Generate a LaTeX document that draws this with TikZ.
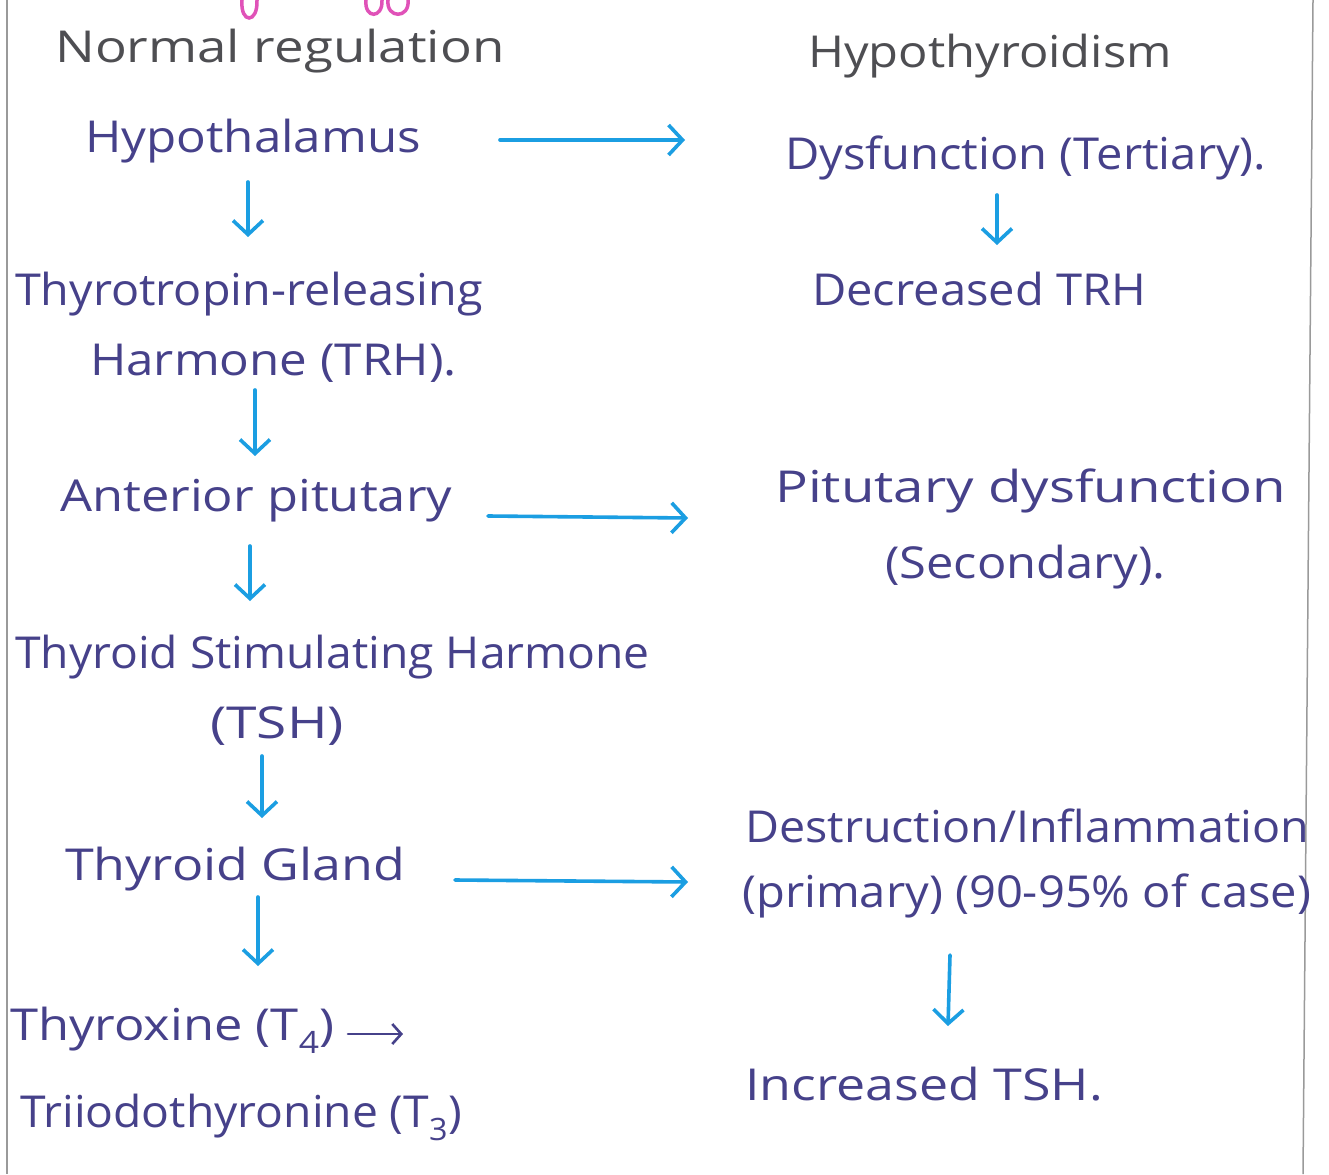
\documentclass[tikz,border=0pt]{standalone}
\usepackage{graphicx}
\usepackage{fontspec}
\setmainfont{Open Sans}
\usetikzlibrary{arrows.meta}
\definecolor{ink}{HTML}{46418A}
\definecolor{head}{HTML}{4E4E52}
\definecolor{flow}{HTML}{1B9EE2}
\definecolor{pinkink}{HTML}{E052B8}
\definecolor{rule}{HTML}{9A9A9A}
% widen a line of text horizontally only
\newcommand{\wide}[2]{\scalebox{#1}[1]{#2}}
\begin{document}
\begin{tikzpicture}[x=1pt,y=-1pt,
  txt/.style={anchor=base west,inner sep=0pt,text=ink,font=\fontsize{44}{50}\selectfont},
  hd/.style={txt,text=head},
  flowarrow/.style={draw=flow,line width=3.6pt,line cap=round,-{Straight Barb[length=14pt,width=30pt,line width=3.6pt]}},
  inkarrow/.style={draw=ink,line width=2.6pt,line cap=round,-{Straight Barb[length=9pt,width=20pt,line width=2.6pt]}}]
\useasboundingbox[fill=white] (0,0) rectangle (1329,1174);

% notebook page edges
\draw[rule,line width=1.5pt] (7,0) -- (7,1174);
\draw[rule,line width=1.5pt] (1313,0) -- (1303,1174);

% descenders from the line above, cut off by the page top
\draw[pinkink,line width=3.5pt,line cap=round] (242,0) .. controls (240,24) and (258,24) .. (257,0);
\draw[pinkink,line width=3.5pt,line cap=round] (366,0) .. controls (364,19) and (383,19) .. (382,0);
\draw[pinkink,line width=3.5pt,line cap=round] (388,0) .. controls (386,19) and (410,19) .. (408,0);

% headings
\node[hd] (nr) at (55,63) {\wide{1.2}{Normal regulation}};
\node[hd] (hy) at (808,68) {\wide{1.11}{Hypothyroidism}};

% left column: normal regulation
\node[txt] (hyp) at (85,153) {\wide{1.12}{Hypothalamus}};
\node[txt] (trha) at (15,305) {\wide{1.06}{Thyrotropin-releasing}};
\node[txt] (trhb) at (90,375) {\wide{1.12}{Harmone (TRH).}};
\node[txt] (ap) at (60,511) {\wide{1.15}{Anterior pitutary}};
\node[txt] (tsha) at (15,668) {\wide{1.05}{Thyroid Stimulating Harmone}};
\node[txt] (tshb) at (210,738) {\wide{1.25}{(TSH)}};
\node[txt] (tg) at (65,880) {\wide{1.18}{Thyroid Gland}};
\node[txt] (tf) at (10,1040) {\wide{1.15}{Thyroxine (T\textsubscript{4})}};
\node[txt] (tt) at (20,1127) {\wide{1.05}{Triiodothyronine (T\textsubscript{3})}};

% right column: hypothyroidism
\node[txt] (dys) at (785,170) {\wide{1.07}{Dysfunction (Tertiary).}};
\node[txt] (dtrh) at (812,305) {\wide{1.07}{Decreased TRH}};
\node[txt] (pd) at (775,502) {\wide{1.24}{Pitutary dysfunction}};
\node[txt] (sec) at (885,578) {\wide{1.11}{(Secondary).}};
\node[txt] (di) at (745,842) {\wide{1.06}{Destruction/Inflammation}};
\node[txt] (pri) at (742,907) {\wide{1.07}{(primary) (90-95\% of case)}};
\node[txt] (its) at (745,1100) {\wide{1.18}{Increased TSH.}};

% connector end points
\coordinate (h1s) at (500,140);  \coordinate (h1e) at (685,140);
\coordinate (h2s) at (488,516);  \coordinate (h2e) at (688,518);
\coordinate (h3s) at (455,880);  \coordinate (h3e) at (688,882);
\coordinate (v1s) at (248,182);  \coordinate (v1e) at (248,237);
\coordinate (v2s) at (255,390);  \coordinate (v2e) at (255,456);
\coordinate (v3s) at (250,546);  \coordinate (v3e) at (250,601);
\coordinate (v4s) at (262,756);  \coordinate (v4e) at (262,818);
\coordinate (v5s) at (258,897);  \coordinate (v5e) at (258,966);
\coordinate (r1s) at (997,195);  \coordinate (r1e) at (997,245);
\coordinate (r2s) at (950,955);  \coordinate (r2e) at (948,1026);
\coordinate (ts) at (348,1034);  \coordinate (te) at (403,1034);

% regulation chain
\draw[flowarrow] (v1s) -- (v1e);
\draw[flowarrow] (v2s) -- (v2e);
\draw[flowarrow] (v3s) -- (v3e);
\draw[flowarrow] (v4s) -- (v4e);
\draw[flowarrow] (v5s) -- (v5e);
\draw[inkarrow] (ts) -- (te);

% links to the disorder levels
\draw[flowarrow] (h1s) -- (h1e);
\draw[flowarrow] (h2s) -- (h2e);
\draw[flowarrow] (h3s) -- (h3e);
\draw[flowarrow] (r1s) -- (r1e);
\draw[flowarrow] (r2s) -- (r2e);
\end{tikzpicture}
\end{document}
======
• **Exercise description**:
Leave the pictures out, and print every line of the listing exactly as written.

• **Task response**:
Generate a LaTeX document that draws this with TikZ.
\documentclass[tikz,border=0pt]{standalone}
\usepackage{graphicx}
\usepackage{fontspec}
\setmainfont{Open Sans}
\usetikzlibrary{arrows.meta}
\definecolor{ink}{HTML}{46418A}
\definecolor{head}{HTML}{4E4E52}
\definecolor{flow}{HTML}{1B9EE2}
\definecolor{pinkink}{HTML}{E052B8}
\definecolor{rule}{HTML}{9A9A9A}
% widen a line of text horizontally only
\newcommand{\wide}[2]{\scalebox{#1}[1]{#2}}
\begin{document}
\begin{tikzpicture}[x=1pt,y=-1pt,
  txt/.style={anchor=base west,inner sep=0pt,text=ink,font=\fontsize{44}{50}\selectfont},
  hd/.style={txt,text=head},
  flowarrow/.style={draw=flow,line width=3.6pt,line cap=round,-{Straight Barb[length=14pt,width=30pt,line width=3.6pt]}},
  inkarrow/.style={draw=ink,line width=2.6pt,line cap=round,-{Straight Barb[length=9pt,width=20pt,line width=2.6pt]}}]
\useasboundingbox[fill=white] (0,0) rectangle (1329,1174);

% notebook page edges
\draw[rule,line width=1.5pt] (7,0) -- (7,1174);
\draw[rule,line width=1.5pt] (1313,0) -- (1303,1174);

% descenders from the line above, cut off by the page top
\draw[pinkink,line width=3.5pt,line cap=round] (242,0) .. controls (240,24) and (258,24) .. (257,0);
\draw[pinkink,line width=3.5pt,line cap=round] (366,0) .. controls (364,19) and (383,19) .. (382,0);
\draw[pinkink,line width=3.5pt,line cap=round] (388,0) .. controls (386,19) and (410,19) .. (408,0);

% headings
\node[hd] (nr) at (55,63) {\wide{1.2}{Normal regulation}};
\node[hd] (hy) at (808,68) {\wide{1.11}{Hypothyroidism}};

% left column: normal regulation
\node[txt] (hyp) at (85,153) {\wide{1.12}{Hypothalamus}};
\node[txt] (trha) at (15,305) {\wide{1.06}{Thyrotropin-releasing}};
\node[txt] (trhb) at (90,375) {\wide{1.12}{Harmone (TRH).}};
\node[txt] (ap) at (60,511) {\wide{1.15}{Anterior pitutary}};
\node[txt] (tsha) at (15,668) {\wide{1.05}{Thyroid Stimulating Harmone}};
\node[txt] (tshb) at (210,738) {\wide{1.25}{(TSH)}};
\node[txt] (tg) at (65,880) {\wide{1.18}{Thyroid Gland}};
\node[txt] (tf) at (10,1040) {\wide{1.15}{Thyroxine (T\textsubscript{4})}};
\node[txt] (tt) at (20,1127) {\wide{1.05}{Triiodothyronine (T\textsubscript{3})}};

% right column: hypothyroidism
\node[txt] (dys) at (785,170) {\wide{1.07}{Dysfunction (Tertiary).}};
\node[txt] (dtrh) at (812,305) {\wide{1.07}{Decreased TRH}};
\node[txt] (pd) at (775,502) {\wide{1.24}{Pitutary dysfunction}};
\node[txt] (sec) at (885,578) {\wide{1.11}{(Secondary).}};
\node[txt] (di) at (745,842) {\wide{1.06}{Destruction/Inflammation}};
\node[txt] (pri) at (742,907) {\wide{1.07}{(primary) (90-95\% of case)}};
\node[txt] (its) at (745,1100) {\wide{1.18}{Increased TSH.}};

% connector end points
\coordinate (h1s) at (500,140);  \coordinate (h1e) at (685,140);
\coordinate (h2s) at (488,516);  \coordinate (h2e) at (688,518);
\coordinate (h3s) at (455,880);  \coordinate (h3e) at (688,882);
\coordinate (v1s) at (248,182);  \coordinate (v1e) at (248,237);
\coordinate (v2s) at (255,390);  \coordinate (v2e) at (255,456);
\coordinate (v3s) at (250,546);  \coordinate (v3e) at (250,601);
\coordinate (v4s) at (262,756);  \coordinate (v4e) at (262,818);
\coordinate (v5s) at (258,897);  \coordinate (v5e) at (258,966);
\coordinate (r1s) at (997,195);  \coordinate (r1e) at (997,245);
\coordinate (r2s) at (950,955);  \coordinate (r2e) at (948,1026);
\coordinate (ts) at (348,1034);  \coordinate (te) at (403,1034);

% regulation chain
\draw[flowarrow] (v1s) -- (v1e);
\draw[flowarrow] (v2s) -- (v2e);
\draw[flowarrow] (v3s) -- (v3e);
\draw[flowarrow] (v4s) -- (v4e);
\draw[flowarrow] (v5s) -- (v5e);
\draw[inkarrow] (ts) -- (te);

% links to the disorder levels
\draw[flowarrow] (h1s) -- (h1e);
\draw[flowarrow] (h2s) -- (h2e);
\draw[flowarrow] (h3s) -- (h3e);
\draw[flowarrow] (r1s) -- (r1e);
\draw[flowarrow] (r2s) -- (r2e);
\end{tikzpicture}
\end{document}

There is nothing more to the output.